By MGS Group Real Estate
The stretch of Boylston Street between Mass. Ave. and Brookline Avenue has quietly become one of the more interesting restaurant corridors in Boston. We spend a lot of time in this neighborhood, and the new restaurants in Fenway that have landed recently are the kind of additions that make the case for this corner of Boston more compelling than any listing description ever could.
Discover the newest restaurants bringing fresh energy and exciting flavors to the Fenway neighborhood this season.
Key Takeaways
- Don't Tell Aunty: Boston's first Indian gastropub opened on Boylston Street in March 2025
- Mighty Squirrel Taproom & Kitchen: The Waltham-based craft brewery's Fenway location occupies a 13,000-square-foot two-story space steps from Fenway Park
- The Citizen: The beloved Fenway gastropub formerly known as Citizen Public House celebrated its 15th anniversary in early 2026 with a meaningful refresh
Don't Tell Aunty: Boston's First Indian Gastropub Lands on Boylston Street
The arrival of Don't Tell Aunty in March 2025 filled a specific gap in Boston's restaurant landscape that most people did not realize existed until the opening made it obvious.
- Indian gastropub concept: Don't Tell Aunty serves creative twists on Indian classics, from Kerala fried chicken to rasam ramen, with vibrant décor, live music, and a unique cocktail selection
- Berklee connection: Berklee College of Music is the restaurant's landlord and actively encourages live music programming, which has made the space a regular performance venue for Berklee students and faculty playing Indian fusion sets
- Standout dishes: Dishes that have earned consistent praise include the okra fries, chaat tots, three chili chicken, and spiced smash burger, with the mango lassi cheesecake and Parle-G ice cream sandwich drawing particular attention as dessert options
For a neighborhood that already has significant pull from Berklee students, Symphony Hall concertgoers, and Red Sox fans, Don't Tell Aunty has added a dining option that serves all three audiences.

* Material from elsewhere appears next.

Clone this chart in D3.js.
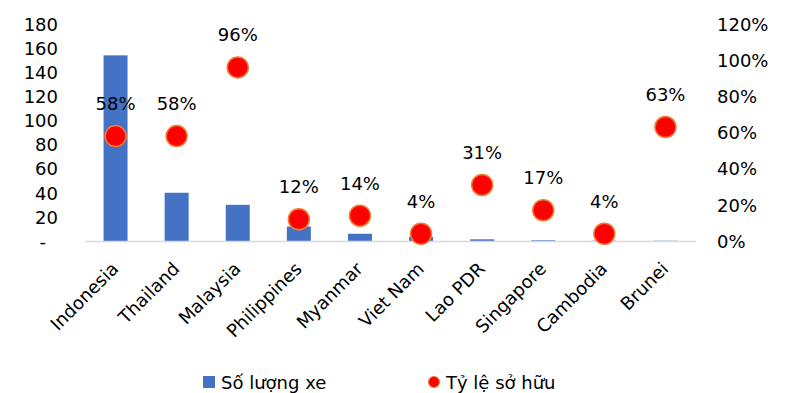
<!DOCTYPE html>
<html>
<head>
<meta charset="utf-8">
<script src="https://cdn.jsdelivr.net/npm/d3@7"></script>
<style>
  html, body { margin: 0; padding: 0; background: #fff; }
  svg text { font-family: "DejaVu Sans", Verdana, sans-serif; fill: #000; }
</style>
</head>
<body>
<svg id="chart" width="795" height="393"></svg>
<script>
// Countries and the two series drawn for each
const countries = ["Indonesia", "Thailand", "Malaysia", "Philippines", "Myanmar",
                   "Viet Nam", "Lao PDR", "Singapore", "Cambodia", "Brunei"];
const vehicles = [154, 40, 30, 12, 6, 3.5, 1.4, 0.6, 0.3, 0.2];          // Số lượng xe
const ownership = [0.58, 0.58, 0.96, 0.12, 0.14, 0.04, 0.31, 0.17, 0.04, 0.63]; // Tỷ lệ sở hữu
const leftTicks = [0, 20, 40, 60, 80, 100, 120, 140, 160, 180];
const rightTicks = [0, 0.2, 0.4, 0.6, 0.8, 1.0, 1.2];

const svg = d3.select("#chart");
const plot = { left: 85, right: 696, top: 24, bottom: 241 };

const xc = d3.scalePoint().domain(countries).range([plot.left, plot.right]).padding(0.5);
const yL = d3.scaleLinear().domain([0, 180]).range([plot.bottom, plot.top]);
const yR = d3.scaleLinear().domain([0, 1.2]).range([plot.bottom, plot.top]);
const barW = 24;

// Bars
svg.append("g").selectAll("rect").data(countries).join("rect")
  .attr("x", d => xc(d) - barW / 2)
  .attr("width", barW)
  .attr("y", (d, i) => yL(vehicles[i]))
  .attr("height", (d, i) => plot.bottom - yL(vehicles[i]))
  .attr("fill", "#4472C4");

// Baseline
svg.append("line")
  .attr("x1", plot.left).attr("x2", plot.right)
  .attr("y1", plot.bottom + 0.5).attr("y2", plot.bottom + 0.5)
  .attr("stroke", "#D9D9D9").attr("stroke-width", 1.5);

// Left axis (vehicle count); zero shown as a dash
const axL = d3.axisLeft(yL).tickValues(leftTicks).tickSize(0).tickPadding(0)
  .tickFormat(d => d === 0 ? "-" : d);
const gL = svg.append("g").attr("transform", `translate(58,0)`).call(axL);
gL.select(".domain").remove();
gL.selectAll("text").attr("font-size", 18).attr("dy", "0.35em").style("font-family", "DejaVu Sans");
gL.selectAll(".tick").filter(d => d === 0).select("text").attr("x", -12);

// Right axis (ownership share)
const axR = d3.axisRight(yR).tickValues(rightTicks).tickSize(0).tickPadding(0)
  .tickFormat(d3.format(".0%"));
const gR = svg.append("g").attr("transform", `translate(717,0)`).call(axR);
gR.select(".domain").remove();
gR.selectAll("text").attr("font-size", 18).attr("dy", "0.35em").style("font-family", "DejaVu Sans");

// Category labels
svg.append("g").selectAll("text").data(countries).join("text")
  .attr("transform", d => `translate(${xc(d) + 4},${plot.bottom + 29}) rotate(-45)`)
  .attr("text-anchor", "end")
  .attr("font-size", 18)
  .text(d => d);

// Ownership dots
svg.append("g").selectAll("circle").data(countries).join("circle")
  .attr("cx", d => xc(d))
  .attr("cy", (d, i) => yR(ownership[i]))
  .attr("r", 10.5)
  .attr("fill", "#FF0000")
  .attr("stroke", "#ED7D31")
  .attr("stroke-width", 1.5);

// Dot value labels
svg.append("g").selectAll("text").data(countries).join("text")
  .attr("x", d => xc(d))
  .attr("y", (d, i) => yR(ownership[i]) - 26)
  .attr("text-anchor", "middle")
  .attr("font-size", 18)
  .text((d, i) => d3.format(".0%")(ownership[i]));

// Legend
const lg = svg.append("g");
lg.append("rect").attr("x", 203).attr("y", 376).attr("width", 12).attr("height", 12).attr("fill", "#4472C4");
lg.append("text").attr("x", 221).attr("y", 389).attr("font-size", 18).text("Số lượng xe");
lg.append("circle").attr("cx", 434).attr("cy", 382).attr("r", 5.5)
  .attr("fill", "#FF0000").attr("stroke", "#ED7D31").attr("stroke-width", 1.2);
lg.append("text").attr("x", 446).attr("y", 389).attr("font-size", 18).text("Tỷ lệ sở hữu");
</script>
</body>
</html>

Mighty Squirrel Taproom & Kitchen: A 13,000-Square-Foot Fenway Anchor
Mighty Squirrel Brewing Co.'s Fenway location has become one of the more ambitious food-and-drink operations in the neighborhood.
- All-day food program: In the morning, the space serves as a welcoming neighborhood coffee shop with a full breakfast menu featuring Dubai chocolate pancakes and chorizo breakfast tacos alongside specialty coffee drinks
- Craft beer lineup: The full Mighty Squirrel lineup is available across four bars, ranging from signature brews to refreshing hard seltzers, hard smoothies, and non-alcoholic beers
- Game day positioning: The location directly adjacent to Fenway Park makes Mighty Squirrel a natural pregame and postgame anchor, and the two-story layout means the space absorbs large groups without the crush that smaller Fenway-adjacent bars struggle with on sellout nights
The Mighty Squirrel Fenway location has already established itself as one of the new restaurants in Fenway that serves the neighborhood's full daily rhythm rather than just its peak game-day hours.
The Citizen: A Fenway Institution Reimagined for Year 16
The Citizen (formerly Citizen Public House) is not a new restaurant in the strict sense, but the refresh it undertook at the start of 2026 to mark its 15th anniversary is substantial enough to warrant treating it as one.
- Expanded whiskey program: The drinking bar now has more room, with over 400 whiskies available
- Signature pig roast: The whole pig roast remains the restaurant's most decadent offering, featuring a whole suckling pig slow-roasted for over 14 hours
- Refreshed tavern fare: Upgraded tavern-style fare remains the culinary focus, from a truffle aioli-topped bacon cheeseburger to confit duck croquettes
A 15-year-old restaurant that takes its anniversary seriously enough to renovate, expand its whiskey program, and sharpen its menu is as meaningful an addition to the neighborhood's dining culture as anything that opened from scratch.
FAQs
What neighborhoods in Boston border Fenway, and how does that affect the dining scene?
Fenway sits between the Back Bay to the east, the South End to the south, and Brookline to the west, which means the restaurant corridor along Boylston Street draws from several overlapping residential and institutional populations.
Is the Fenway neighborhood a good place to live beyond the baseball season?
Fenway's dining, cultural, and transit infrastructure make it one of Boston's most genuinely livable urban neighborhoods year-round, with access to the Green Line, the Emerald Necklace parks system, and the full cultural programming of Symphony Hall and the Museum of Fine Arts within walking distance of most addresses.
How has the Fenway neighborhood changed as a real estate market in recent years?
Fenway has transitioned meaningfully from a neighborhood defined primarily by its proximity to the ballpark into a genuine urban residential destination with its own dining culture, institutional anchors, and community identity — a shift that the quality of recent restaurant openings reflects directly.